- [Instruction]:
Exactly retype the lines from the top of the data through the line containing "17.31, 17.29, 17.28]", leaving out every picture.

- [Data shown]:
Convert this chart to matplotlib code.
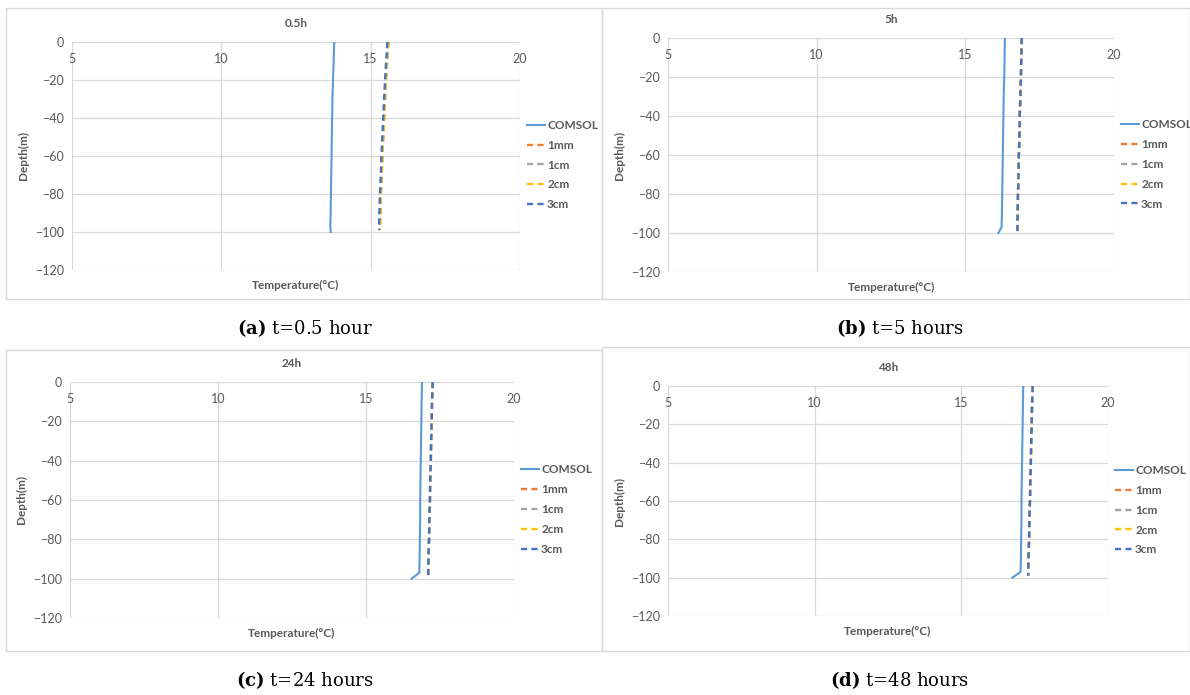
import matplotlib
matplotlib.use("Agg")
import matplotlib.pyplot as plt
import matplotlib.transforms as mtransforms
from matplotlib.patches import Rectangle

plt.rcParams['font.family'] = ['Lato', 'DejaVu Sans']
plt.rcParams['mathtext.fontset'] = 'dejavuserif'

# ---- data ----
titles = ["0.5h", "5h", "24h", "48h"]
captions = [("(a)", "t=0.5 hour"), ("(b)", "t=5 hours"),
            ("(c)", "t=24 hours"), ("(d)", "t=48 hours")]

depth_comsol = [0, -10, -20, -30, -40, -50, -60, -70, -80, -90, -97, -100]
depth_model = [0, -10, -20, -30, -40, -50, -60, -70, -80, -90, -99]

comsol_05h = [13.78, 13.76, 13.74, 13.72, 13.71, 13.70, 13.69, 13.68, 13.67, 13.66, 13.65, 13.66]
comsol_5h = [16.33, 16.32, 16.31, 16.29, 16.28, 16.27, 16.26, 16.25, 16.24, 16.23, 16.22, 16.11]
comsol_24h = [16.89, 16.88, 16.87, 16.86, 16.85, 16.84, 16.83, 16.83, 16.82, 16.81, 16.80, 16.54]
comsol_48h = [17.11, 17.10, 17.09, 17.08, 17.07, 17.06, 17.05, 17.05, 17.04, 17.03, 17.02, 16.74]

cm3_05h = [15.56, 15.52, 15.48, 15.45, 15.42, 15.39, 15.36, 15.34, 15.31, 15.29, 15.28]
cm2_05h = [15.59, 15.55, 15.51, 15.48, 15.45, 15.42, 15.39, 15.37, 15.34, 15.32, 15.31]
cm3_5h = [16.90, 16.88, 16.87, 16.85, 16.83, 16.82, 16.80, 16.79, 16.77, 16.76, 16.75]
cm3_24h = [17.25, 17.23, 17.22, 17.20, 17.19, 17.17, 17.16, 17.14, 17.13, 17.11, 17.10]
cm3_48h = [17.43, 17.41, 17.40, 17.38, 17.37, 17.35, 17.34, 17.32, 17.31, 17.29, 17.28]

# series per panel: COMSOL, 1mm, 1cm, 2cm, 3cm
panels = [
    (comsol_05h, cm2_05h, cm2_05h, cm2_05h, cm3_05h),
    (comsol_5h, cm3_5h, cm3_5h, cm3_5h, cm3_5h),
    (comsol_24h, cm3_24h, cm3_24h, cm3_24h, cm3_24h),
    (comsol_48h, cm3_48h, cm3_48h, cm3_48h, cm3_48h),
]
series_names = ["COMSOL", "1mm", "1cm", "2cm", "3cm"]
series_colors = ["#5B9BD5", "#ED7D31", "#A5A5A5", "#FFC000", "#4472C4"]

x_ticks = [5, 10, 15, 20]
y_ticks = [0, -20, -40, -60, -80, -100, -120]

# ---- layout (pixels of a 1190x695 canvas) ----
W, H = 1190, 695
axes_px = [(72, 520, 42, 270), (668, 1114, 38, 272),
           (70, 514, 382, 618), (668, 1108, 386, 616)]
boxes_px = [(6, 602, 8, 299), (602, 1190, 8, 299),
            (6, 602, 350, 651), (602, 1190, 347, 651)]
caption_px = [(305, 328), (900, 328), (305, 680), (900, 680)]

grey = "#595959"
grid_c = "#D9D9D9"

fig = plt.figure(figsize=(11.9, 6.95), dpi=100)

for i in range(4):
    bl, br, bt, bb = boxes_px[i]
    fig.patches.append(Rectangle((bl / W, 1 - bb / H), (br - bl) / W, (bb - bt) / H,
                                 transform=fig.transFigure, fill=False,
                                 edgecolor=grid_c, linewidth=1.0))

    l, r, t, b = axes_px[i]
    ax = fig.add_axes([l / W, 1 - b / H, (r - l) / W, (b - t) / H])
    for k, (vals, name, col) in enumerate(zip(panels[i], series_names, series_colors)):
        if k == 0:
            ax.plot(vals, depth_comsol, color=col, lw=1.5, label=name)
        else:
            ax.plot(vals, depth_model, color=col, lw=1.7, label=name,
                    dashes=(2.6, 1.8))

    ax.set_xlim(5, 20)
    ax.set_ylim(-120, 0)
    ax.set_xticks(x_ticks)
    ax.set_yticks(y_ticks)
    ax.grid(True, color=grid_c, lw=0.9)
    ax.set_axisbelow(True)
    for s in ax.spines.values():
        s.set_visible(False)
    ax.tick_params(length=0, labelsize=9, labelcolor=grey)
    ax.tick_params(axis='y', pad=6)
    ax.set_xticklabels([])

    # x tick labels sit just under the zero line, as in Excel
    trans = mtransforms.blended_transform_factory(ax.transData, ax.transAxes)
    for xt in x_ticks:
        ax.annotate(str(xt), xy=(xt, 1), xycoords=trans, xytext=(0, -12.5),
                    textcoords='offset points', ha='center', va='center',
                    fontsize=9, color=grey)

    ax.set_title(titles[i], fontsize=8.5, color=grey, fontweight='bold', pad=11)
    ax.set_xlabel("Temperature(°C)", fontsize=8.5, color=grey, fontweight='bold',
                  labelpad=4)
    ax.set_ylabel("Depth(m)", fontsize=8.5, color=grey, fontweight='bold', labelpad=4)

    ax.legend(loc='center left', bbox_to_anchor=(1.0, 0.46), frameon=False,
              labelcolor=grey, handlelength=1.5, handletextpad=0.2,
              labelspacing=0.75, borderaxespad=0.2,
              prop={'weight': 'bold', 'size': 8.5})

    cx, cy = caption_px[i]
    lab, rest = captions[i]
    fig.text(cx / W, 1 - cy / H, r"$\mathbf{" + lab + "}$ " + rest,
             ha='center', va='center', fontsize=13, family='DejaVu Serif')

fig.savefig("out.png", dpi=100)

- [Exercise output]:
Convert this chart to matplotlib code.
import matplotlib
matplotlib.use("Agg")
import matplotlib.pyplot as plt
import matplotlib.transforms as mtransforms
from matplotlib.patches import Rectangle

plt.rcParams['font.family'] = ['Lato', 'DejaVu Sans']
plt.rcParams['mathtext.fontset'] = 'dejavuserif'

# ---- data ----
titles = ["0.5h", "5h", "24h", "48h"]
captions = [("(a)", "t=0.5 hour"), ("(b)", "t=5 hours"),
            ("(c)", "t=24 hours"), ("(d)", "t=48 hours")]

depth_comsol = [0, -10, -20, -30, -40, -50, -60, -70, -80, -90, -97, -100]
depth_model = [0, -10, -20, -30, -40, -50, -60, -70, -80, -90, -99]

comsol_05h = [13.78, 13.76, 13.74, 13.72, 13.71, 13.70, 13.69, 13.68, 13.67, 13.66, 13.65, 13.66]
comsol_5h = [16.33, 16.32, 16.31, 16.29, 16.28, 16.27, 16.26, 16.25, 16.24, 16.23, 16.22, 16.11]
comsol_24h = [16.89, 16.88, 16.87, 16.86, 16.85, 16.84, 16.83, 16.83, 16.82, 16.81, 16.80, 16.54]
comsol_48h = [17.11, 17.10, 17.09, 17.08, 17.07, 17.06, 17.05, 17.05, 17.04, 17.03, 17.02, 16.74]

cm3_05h = [15.56, 15.52, 15.48, 15.45, 15.42, 15.39, 15.36, 15.34, 15.31, 15.29, 15.28]
cm2_05h = [15.59, 15.55, 15.51, 15.48, 15.45, 15.42, 15.39, 15.37, 15.34, 15.32, 15.31]
cm3_5h = [16.90, 16.88, 16.87, 16.85, 16.83, 16.82, 16.80, 16.79, 16.77, 16.76, 16.75]
cm3_24h = [17.25, 17.23, 17.22, 17.20, 17.19, 17.17, 17.16, 17.14, 17.13, 17.11, 17.10]
cm3_48h = [17.43, 17.41, 17.40, 17.38, 17.37, 17.35, 17.34, 17.32, 17.31, 17.29, 17.28]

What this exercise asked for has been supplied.